■ Written task: Below are the records; give again exactly the lines from the one containing "Write a Python" through the one containing "from matplotlib.patches import Rectangle", leaving out pictures.

=== Supplied material ===

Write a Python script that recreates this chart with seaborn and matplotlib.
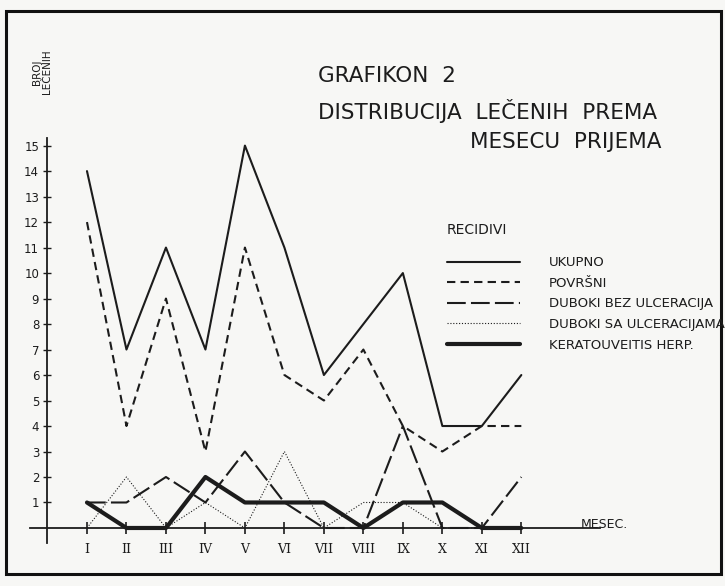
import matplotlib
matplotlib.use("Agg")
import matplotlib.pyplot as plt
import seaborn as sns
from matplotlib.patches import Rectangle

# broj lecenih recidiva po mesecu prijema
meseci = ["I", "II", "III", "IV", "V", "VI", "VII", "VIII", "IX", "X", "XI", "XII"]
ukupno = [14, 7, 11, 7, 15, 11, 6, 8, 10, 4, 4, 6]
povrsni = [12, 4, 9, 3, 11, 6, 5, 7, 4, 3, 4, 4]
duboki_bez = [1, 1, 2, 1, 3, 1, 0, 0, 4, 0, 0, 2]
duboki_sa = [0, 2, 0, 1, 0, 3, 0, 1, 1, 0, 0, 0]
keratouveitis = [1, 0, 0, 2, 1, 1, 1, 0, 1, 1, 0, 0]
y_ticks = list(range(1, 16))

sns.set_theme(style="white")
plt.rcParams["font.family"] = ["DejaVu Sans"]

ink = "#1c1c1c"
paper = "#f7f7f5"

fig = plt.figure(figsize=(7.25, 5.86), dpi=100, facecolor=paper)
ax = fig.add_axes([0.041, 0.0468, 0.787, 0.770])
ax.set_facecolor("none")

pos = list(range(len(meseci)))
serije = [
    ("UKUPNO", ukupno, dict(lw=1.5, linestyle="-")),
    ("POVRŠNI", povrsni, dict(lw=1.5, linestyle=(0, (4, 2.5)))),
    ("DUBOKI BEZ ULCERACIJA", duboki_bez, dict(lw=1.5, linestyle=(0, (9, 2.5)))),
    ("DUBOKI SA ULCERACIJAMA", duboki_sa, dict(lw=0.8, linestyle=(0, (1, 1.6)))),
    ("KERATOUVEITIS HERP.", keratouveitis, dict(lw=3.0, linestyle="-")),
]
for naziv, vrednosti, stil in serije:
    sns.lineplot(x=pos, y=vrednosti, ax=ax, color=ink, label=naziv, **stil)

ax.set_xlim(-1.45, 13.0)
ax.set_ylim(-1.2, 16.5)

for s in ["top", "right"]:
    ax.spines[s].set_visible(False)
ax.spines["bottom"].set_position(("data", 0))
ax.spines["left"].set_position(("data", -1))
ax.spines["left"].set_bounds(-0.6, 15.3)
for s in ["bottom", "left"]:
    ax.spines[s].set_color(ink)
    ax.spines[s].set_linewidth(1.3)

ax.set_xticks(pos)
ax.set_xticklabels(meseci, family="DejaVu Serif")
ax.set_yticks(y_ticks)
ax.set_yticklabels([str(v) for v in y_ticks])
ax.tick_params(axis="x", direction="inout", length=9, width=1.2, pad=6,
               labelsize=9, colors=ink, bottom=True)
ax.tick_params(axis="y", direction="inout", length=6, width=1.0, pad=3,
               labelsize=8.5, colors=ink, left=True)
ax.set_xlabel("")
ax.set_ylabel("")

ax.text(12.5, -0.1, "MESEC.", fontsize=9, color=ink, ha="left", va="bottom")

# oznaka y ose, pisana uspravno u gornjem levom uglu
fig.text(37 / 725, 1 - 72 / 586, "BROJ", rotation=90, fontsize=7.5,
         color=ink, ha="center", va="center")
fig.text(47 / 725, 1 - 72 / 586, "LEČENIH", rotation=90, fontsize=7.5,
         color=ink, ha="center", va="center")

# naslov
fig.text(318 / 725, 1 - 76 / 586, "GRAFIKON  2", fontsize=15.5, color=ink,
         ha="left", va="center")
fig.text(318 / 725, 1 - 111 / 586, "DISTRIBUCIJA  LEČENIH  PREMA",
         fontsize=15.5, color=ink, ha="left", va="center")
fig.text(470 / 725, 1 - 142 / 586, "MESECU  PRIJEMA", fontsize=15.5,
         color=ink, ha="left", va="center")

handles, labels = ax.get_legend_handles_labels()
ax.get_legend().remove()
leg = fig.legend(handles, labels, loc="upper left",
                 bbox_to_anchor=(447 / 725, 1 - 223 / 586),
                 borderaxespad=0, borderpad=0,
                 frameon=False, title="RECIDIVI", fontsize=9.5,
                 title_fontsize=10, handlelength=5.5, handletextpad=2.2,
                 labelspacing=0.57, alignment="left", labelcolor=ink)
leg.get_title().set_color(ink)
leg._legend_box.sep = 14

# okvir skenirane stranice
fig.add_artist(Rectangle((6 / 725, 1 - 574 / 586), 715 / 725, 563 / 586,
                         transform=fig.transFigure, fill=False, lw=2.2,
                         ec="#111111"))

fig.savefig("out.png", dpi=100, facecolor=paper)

===
=== Supplied material ===

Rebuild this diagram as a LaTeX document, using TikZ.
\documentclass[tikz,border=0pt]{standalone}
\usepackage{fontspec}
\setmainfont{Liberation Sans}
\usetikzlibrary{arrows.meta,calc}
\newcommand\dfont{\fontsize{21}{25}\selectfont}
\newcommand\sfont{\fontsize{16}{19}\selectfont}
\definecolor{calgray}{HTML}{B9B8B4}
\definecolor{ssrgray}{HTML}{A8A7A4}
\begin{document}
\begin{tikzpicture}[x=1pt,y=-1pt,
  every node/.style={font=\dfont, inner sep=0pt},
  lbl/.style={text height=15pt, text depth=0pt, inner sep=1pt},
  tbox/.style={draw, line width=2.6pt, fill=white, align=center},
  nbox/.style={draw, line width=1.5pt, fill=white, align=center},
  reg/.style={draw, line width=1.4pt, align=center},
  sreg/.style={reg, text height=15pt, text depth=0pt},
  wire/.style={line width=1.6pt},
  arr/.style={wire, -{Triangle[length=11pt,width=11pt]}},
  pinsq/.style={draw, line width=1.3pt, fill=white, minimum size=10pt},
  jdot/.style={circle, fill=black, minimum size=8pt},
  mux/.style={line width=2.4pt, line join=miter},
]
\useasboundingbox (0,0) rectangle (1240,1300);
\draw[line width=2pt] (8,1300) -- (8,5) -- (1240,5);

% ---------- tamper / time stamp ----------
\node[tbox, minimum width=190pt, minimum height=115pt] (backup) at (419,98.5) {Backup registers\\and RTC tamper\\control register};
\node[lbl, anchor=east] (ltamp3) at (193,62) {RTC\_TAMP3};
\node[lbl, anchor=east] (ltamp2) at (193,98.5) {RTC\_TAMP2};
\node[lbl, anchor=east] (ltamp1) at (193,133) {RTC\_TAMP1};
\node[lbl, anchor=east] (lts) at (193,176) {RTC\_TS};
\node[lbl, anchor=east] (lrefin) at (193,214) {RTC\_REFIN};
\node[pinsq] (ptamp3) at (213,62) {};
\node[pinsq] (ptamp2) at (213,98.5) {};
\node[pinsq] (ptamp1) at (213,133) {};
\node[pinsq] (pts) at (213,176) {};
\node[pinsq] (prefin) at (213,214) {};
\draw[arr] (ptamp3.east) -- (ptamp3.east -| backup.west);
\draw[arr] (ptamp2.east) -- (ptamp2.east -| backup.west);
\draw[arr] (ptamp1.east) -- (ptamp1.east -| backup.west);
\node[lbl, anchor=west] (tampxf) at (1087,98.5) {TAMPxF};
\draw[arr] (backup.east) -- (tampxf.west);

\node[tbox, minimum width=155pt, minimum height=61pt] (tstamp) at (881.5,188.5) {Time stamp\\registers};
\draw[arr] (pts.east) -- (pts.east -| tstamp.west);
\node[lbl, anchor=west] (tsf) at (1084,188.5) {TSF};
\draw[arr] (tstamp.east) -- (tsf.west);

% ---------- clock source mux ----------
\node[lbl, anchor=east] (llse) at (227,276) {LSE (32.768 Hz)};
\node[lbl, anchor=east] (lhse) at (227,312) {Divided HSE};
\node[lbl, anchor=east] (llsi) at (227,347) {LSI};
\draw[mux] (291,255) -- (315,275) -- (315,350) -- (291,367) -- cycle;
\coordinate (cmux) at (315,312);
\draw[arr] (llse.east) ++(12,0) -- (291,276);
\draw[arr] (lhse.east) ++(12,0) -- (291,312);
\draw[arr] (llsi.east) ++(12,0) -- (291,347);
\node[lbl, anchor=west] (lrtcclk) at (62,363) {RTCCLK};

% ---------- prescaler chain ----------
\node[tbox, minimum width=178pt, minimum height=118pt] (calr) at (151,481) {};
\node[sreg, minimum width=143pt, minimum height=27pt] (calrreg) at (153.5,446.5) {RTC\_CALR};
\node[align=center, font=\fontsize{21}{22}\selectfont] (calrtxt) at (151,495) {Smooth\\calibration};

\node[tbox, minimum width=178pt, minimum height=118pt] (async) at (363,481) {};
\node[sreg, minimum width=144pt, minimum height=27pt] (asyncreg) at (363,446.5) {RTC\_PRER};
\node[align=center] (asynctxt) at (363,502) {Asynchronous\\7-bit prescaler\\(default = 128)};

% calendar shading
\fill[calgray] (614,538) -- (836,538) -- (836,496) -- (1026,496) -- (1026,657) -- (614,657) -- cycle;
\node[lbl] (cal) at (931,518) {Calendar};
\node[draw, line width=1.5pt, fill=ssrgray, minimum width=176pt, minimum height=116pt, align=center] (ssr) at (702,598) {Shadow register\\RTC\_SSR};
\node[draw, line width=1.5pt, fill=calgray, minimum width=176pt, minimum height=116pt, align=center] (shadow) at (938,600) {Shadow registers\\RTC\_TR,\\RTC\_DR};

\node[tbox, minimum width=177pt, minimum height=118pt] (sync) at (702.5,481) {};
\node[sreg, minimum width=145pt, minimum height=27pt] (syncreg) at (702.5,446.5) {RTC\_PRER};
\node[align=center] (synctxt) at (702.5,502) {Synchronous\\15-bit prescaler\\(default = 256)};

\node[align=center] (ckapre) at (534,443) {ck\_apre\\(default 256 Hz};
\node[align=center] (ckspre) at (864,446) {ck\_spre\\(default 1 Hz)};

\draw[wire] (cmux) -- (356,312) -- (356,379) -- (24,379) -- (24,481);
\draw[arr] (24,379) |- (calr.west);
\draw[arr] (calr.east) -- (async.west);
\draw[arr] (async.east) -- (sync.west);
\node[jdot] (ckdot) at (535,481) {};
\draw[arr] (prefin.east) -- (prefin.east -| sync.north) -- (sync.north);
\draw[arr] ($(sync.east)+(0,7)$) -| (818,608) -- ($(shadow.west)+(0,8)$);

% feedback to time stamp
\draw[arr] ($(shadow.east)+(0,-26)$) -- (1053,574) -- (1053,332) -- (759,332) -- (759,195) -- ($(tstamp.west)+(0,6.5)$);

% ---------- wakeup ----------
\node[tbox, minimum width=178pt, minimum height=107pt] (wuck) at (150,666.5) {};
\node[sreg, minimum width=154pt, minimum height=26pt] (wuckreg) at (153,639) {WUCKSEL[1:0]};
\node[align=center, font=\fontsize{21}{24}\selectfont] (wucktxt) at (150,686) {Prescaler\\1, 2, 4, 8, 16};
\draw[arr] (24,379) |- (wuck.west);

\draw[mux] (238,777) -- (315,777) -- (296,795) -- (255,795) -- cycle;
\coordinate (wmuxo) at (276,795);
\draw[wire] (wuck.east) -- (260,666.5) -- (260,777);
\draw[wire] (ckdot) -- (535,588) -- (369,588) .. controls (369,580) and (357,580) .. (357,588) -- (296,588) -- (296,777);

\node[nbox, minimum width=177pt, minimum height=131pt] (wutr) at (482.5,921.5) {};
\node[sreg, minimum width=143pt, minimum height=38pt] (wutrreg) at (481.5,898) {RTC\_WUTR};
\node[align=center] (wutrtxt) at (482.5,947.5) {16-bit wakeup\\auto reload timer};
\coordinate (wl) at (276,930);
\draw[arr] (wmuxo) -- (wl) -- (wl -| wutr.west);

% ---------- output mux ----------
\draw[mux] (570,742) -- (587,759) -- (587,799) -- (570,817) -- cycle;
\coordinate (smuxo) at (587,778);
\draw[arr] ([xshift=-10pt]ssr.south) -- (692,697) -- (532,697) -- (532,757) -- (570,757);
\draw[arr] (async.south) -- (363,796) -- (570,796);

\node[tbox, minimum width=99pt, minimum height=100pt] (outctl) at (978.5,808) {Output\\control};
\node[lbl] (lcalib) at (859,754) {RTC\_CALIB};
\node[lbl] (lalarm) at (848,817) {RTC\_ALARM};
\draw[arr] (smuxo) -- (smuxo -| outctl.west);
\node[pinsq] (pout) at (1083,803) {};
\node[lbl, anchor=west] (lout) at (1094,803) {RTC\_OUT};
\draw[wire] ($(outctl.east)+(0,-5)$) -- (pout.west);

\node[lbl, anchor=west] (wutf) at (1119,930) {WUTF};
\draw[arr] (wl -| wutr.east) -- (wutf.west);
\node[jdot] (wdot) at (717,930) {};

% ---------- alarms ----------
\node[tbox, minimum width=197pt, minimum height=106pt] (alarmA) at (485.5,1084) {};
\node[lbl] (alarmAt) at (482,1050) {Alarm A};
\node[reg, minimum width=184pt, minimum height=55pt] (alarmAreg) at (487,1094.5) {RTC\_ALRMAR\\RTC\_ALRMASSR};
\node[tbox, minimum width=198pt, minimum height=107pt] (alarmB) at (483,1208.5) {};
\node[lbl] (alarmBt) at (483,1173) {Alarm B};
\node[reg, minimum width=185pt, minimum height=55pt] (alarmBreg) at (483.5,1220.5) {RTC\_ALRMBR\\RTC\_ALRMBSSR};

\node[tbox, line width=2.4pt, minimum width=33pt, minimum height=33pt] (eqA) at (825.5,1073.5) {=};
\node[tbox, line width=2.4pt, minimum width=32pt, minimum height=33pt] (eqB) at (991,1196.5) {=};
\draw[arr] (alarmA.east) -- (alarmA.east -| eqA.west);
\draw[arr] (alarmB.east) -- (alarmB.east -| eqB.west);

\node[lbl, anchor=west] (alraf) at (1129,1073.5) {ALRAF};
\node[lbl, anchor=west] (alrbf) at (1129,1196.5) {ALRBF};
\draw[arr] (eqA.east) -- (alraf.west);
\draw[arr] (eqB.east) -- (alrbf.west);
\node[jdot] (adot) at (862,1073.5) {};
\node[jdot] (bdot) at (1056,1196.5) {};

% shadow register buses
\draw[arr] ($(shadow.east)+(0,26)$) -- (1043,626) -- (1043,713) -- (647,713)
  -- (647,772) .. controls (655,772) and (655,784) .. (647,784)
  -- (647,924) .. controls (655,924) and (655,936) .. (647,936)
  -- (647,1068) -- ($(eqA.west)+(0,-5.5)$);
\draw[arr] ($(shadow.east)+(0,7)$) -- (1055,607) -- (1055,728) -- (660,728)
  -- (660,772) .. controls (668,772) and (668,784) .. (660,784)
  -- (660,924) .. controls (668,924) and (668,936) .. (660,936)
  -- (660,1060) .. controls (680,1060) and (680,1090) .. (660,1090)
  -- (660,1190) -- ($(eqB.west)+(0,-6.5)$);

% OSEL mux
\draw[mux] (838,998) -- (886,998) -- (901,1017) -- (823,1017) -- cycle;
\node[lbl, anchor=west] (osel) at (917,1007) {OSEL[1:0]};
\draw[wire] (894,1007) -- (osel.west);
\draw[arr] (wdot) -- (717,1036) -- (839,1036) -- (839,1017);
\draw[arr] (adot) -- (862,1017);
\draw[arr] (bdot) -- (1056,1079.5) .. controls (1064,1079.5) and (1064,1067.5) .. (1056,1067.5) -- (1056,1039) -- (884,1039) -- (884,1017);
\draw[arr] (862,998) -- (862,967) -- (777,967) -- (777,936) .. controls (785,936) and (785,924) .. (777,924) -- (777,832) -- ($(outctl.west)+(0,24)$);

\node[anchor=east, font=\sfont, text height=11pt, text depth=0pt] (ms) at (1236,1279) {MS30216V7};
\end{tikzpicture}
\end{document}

===

■ Written answer:
Write a Python script that recreates this chart with seaborn and matplotlib.
import matplotlib
matplotlib.use("Agg")
import matplotlib.pyplot as plt
import seaborn as sns
from matplotlib.patches import Rectangle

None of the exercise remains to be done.